[Supplied material]:
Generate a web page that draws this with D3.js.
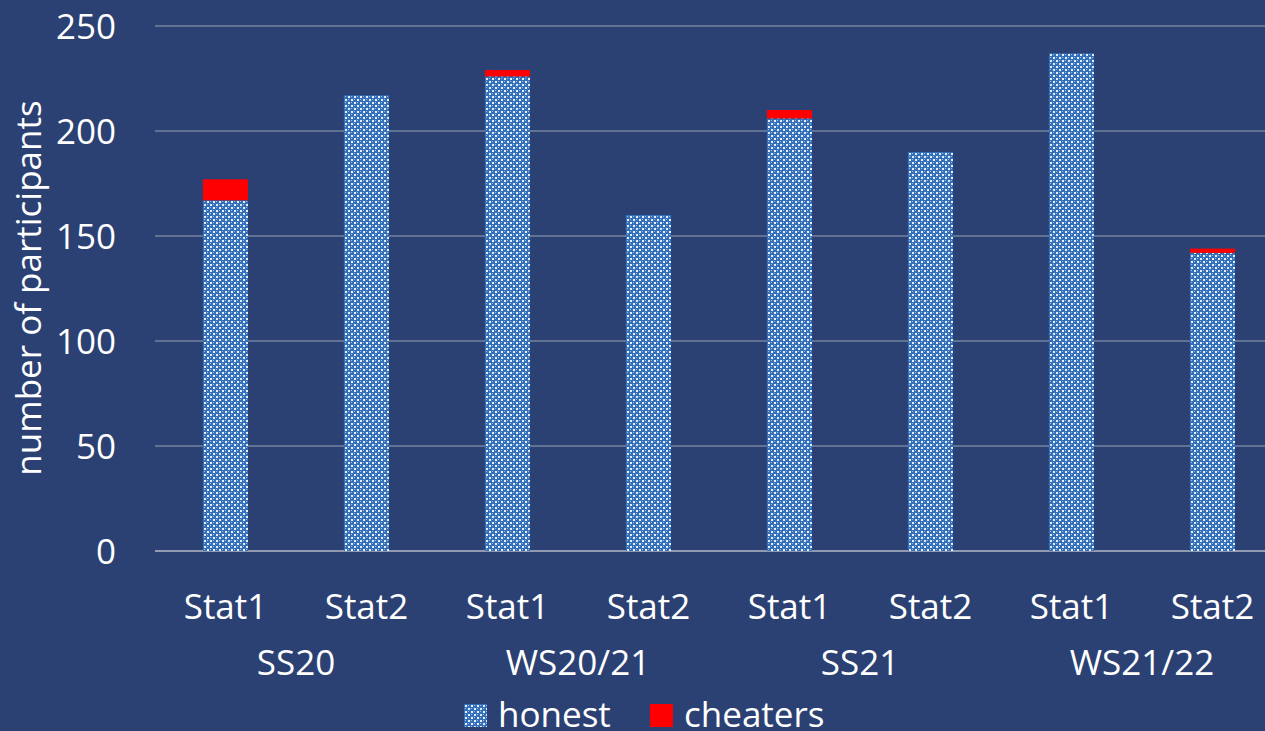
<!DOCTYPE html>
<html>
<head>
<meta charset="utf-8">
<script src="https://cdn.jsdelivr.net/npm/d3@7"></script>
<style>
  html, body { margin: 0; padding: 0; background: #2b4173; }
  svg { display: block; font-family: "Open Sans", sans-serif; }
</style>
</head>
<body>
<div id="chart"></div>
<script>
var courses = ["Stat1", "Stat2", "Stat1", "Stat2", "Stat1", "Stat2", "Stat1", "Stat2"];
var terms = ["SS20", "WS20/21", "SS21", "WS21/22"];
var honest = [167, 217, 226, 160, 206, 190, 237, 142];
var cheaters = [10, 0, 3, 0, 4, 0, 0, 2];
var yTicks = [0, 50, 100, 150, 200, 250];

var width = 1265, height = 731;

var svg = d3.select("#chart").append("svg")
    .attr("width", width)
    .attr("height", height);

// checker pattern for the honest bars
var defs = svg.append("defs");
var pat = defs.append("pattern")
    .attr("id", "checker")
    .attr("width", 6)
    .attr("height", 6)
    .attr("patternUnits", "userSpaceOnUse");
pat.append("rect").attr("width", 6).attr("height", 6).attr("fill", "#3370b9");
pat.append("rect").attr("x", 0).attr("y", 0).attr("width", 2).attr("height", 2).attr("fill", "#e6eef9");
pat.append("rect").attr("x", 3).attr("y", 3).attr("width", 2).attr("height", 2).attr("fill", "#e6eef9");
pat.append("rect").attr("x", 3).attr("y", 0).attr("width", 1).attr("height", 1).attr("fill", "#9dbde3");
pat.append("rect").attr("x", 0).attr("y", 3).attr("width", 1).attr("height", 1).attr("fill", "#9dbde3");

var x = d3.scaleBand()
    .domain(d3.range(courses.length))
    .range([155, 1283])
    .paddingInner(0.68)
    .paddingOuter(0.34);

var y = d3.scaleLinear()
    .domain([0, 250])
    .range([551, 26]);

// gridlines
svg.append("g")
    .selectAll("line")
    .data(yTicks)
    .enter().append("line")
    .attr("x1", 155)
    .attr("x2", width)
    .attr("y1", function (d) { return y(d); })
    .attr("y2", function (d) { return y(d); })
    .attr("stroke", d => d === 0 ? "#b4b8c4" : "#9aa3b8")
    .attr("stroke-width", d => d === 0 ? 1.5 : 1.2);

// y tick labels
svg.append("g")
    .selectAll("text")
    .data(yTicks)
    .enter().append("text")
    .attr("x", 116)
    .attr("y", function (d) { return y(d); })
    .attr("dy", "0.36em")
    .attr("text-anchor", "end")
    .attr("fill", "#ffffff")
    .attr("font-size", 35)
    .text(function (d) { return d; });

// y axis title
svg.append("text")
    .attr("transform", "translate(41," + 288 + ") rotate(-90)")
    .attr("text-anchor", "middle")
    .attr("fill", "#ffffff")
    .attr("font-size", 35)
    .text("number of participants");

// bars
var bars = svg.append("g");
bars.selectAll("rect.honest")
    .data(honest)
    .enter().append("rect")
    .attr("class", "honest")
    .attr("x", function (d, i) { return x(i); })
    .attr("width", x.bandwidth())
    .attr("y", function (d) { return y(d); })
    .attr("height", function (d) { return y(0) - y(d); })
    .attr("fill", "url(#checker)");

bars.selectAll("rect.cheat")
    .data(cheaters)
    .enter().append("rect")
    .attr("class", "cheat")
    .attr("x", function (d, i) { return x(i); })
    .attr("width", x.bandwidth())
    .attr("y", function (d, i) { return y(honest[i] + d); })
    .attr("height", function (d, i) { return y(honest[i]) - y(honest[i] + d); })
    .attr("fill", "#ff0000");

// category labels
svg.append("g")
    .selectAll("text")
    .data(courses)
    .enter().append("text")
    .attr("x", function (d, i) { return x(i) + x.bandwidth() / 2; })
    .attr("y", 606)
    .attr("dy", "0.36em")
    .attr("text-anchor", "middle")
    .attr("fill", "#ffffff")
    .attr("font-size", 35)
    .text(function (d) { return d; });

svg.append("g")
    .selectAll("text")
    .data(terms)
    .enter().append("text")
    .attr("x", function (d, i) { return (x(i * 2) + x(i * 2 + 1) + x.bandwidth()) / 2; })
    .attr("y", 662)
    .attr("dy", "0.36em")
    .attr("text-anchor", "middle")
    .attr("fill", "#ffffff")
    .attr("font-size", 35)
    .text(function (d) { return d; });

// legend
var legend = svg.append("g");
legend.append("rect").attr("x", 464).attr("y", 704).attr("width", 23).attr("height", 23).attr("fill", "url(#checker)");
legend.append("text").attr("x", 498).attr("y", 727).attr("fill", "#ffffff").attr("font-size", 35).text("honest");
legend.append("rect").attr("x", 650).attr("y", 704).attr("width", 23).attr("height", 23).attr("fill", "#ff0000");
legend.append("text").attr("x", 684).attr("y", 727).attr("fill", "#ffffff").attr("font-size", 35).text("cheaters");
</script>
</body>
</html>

[What to work on]:
Omitting all images, print the listing exactly.

[Exercise result]:
Generate a web page that draws this with D3.js.
<!DOCTYPE html>
<html>
<head>
<meta charset="utf-8">
<script src="https://cdn.jsdelivr.net/npm/d3@7"></script>
<style>
  html, body { margin: 0; padding: 0; background: #2b4173; }
  svg { display: block; font-family: "Open Sans", sans-serif; }
</style>
</head>
<body>
<div id="chart"></div>
<script>
var courses = ["Stat1", "Stat2", "Stat1", "Stat2", "Stat1", "Stat2", "Stat1", "Stat2"];
var terms = ["SS20", "WS20/21", "SS21", "WS21/22"];
var honest = [167, 217, 226, 160, 206, 190, 237, 142];
var cheaters = [10, 0, 3, 0, 4, 0, 0, 2];
var yTicks = [0, 50, 100, 150, 200, 250];

var width = 1265, height = 731;

var svg = d3.select("#chart").append("svg")
    .attr("width", width)
    .attr("height", height);

// checker pattern for the honest bars
var defs = svg.append("defs");
var pat = defs.append("pattern")
    .attr("id", "checker")
    .attr("width", 6)
    .attr("height", 6)
    .attr("patternUnits", "userSpaceOnUse");
pat.append("rect").attr("width", 6).attr("height", 6).attr("fill", "#3370b9");
pat.append("rect").attr("x", 0).attr("y", 0).attr("width", 2).attr("height", 2).attr("fill", "#e6eef9");
pat.append("rect").attr("x", 3).attr("y", 3).attr("width", 2).attr("height", 2).attr("fill", "#e6eef9");
pat.append("rect").attr("x", 3).attr("y", 0).attr("width", 1).attr("height", 1).attr("fill", "#9dbde3");
pat.append("rect").attr("x", 0).attr("y", 3).attr("width", 1).attr("height", 1).attr("fill", "#9dbde3");

var x = d3.scaleBand()
    .domain(d3.range(courses.length))
    .range([155, 1283])
    .paddingInner(0.68)
    .paddingOuter(0.34);

var y = d3.scaleLinear()
    .domain([0, 250])
    .range([551, 26]);

// gridlines
svg.append("g")
    .selectAll("line")
    .data(yTicks)
    .enter().append("line")
    .attr("x1", 155)
    .attr("x2", width)
    .attr("y1", function (d) { return y(d); })
    .attr("y2", function (d) { return y(d); })
    .attr("stroke", d => d === 0 ? "#b4b8c4" : "#9aa3b8")
    .attr("stroke-width", d => d === 0 ? 1.5 : 1.2);

// y tick labels
svg.append("g")
    .selectAll("text")
    .data(yTicks)
    .enter().append("text")
    .attr("x", 116)
    .attr("y", function (d) { return y(d); })
    .attr("dy", "0.36em")
    .attr("text-anchor", "end")
    .attr("fill", "#ffffff")
    .attr("font-size", 35)
    .text(function (d) { return d; });

// y axis title
svg.append("text")
    .attr("transform", "translate(41," + 288 + ") rotate(-90)")
    .attr("text-anchor", "middle")
    .attr("fill", "#ffffff")
    .attr("font-size", 35)
    .text("number of participants");

// bars
var bars = svg.append("g");
bars.selectAll("rect.honest")
    .data(honest)
    .enter().append("rect")
    .attr("class", "honest")
    .attr("x", function (d, i) { return x(i); })
    .attr("width", x.bandwidth())
    .attr("y", function (d) { return y(d); })
    .attr("height", function (d) { return y(0) - y(d); })
    .attr("fill", "url(#checker)");

bars.selectAll("rect.cheat")
    .data(cheaters)
    .enter().append("rect")
    .attr("class", "cheat")
    .attr("x", function (d, i) { return x(i); })
    .attr("width", x.bandwidth())
    .attr("y", function (d, i) { return y(honest[i] + d); })
    .attr("height", function (d, i) { return y(honest[i]) - y(honest[i] + d); })
    .attr("fill", "#ff0000");

// category labels
svg.append("g")
    .selectAll("text")
    .data(courses)
    .enter().append("text")
    .attr("x", function (d, i) { return x(i) + x.bandwidth() / 2; })
    .attr("y", 606)
    .attr("dy", "0.36em")
    .attr("text-anchor", "middle")
    .attr("fill", "#ffffff")
    .attr("font-size", 35)
    .text(function (d) { return d; });

svg.append("g")
    .selectAll("text")
    .data(terms)
    .enter().append("text")
    .attr("x", function (d, i) { return (x(i * 2) + x(i * 2 + 1) + x.bandwidth()) / 2; })
    .attr("y", 662)
    .attr("dy", "0.36em")
    .attr("text-anchor", "middle")
    .attr("fill", "#ffffff")
    .attr("font-size", 35)
    .text(function (d) { return d; });

// legend
var legend = svg.append("g");
legend.append("rect").attr("x", 464).attr("y", 704).attr("width", 23).attr("height", 23).attr("fill", "url(#checker)");
legend.append("text").attr("x", 498).attr("y", 727).attr("fill", "#ffffff").attr("font-size", 35).text("honest");
legend.append("rect").attr("x", 650).attr("y", 704).attr("width", 23).attr("height", 23).attr("fill", "#ff0000");
legend.append("text").attr("x", 684).attr("y", 727).attr("fill", "#ffffff").attr("font-size", 35).text("cheaters");
</script>
</body>
</html>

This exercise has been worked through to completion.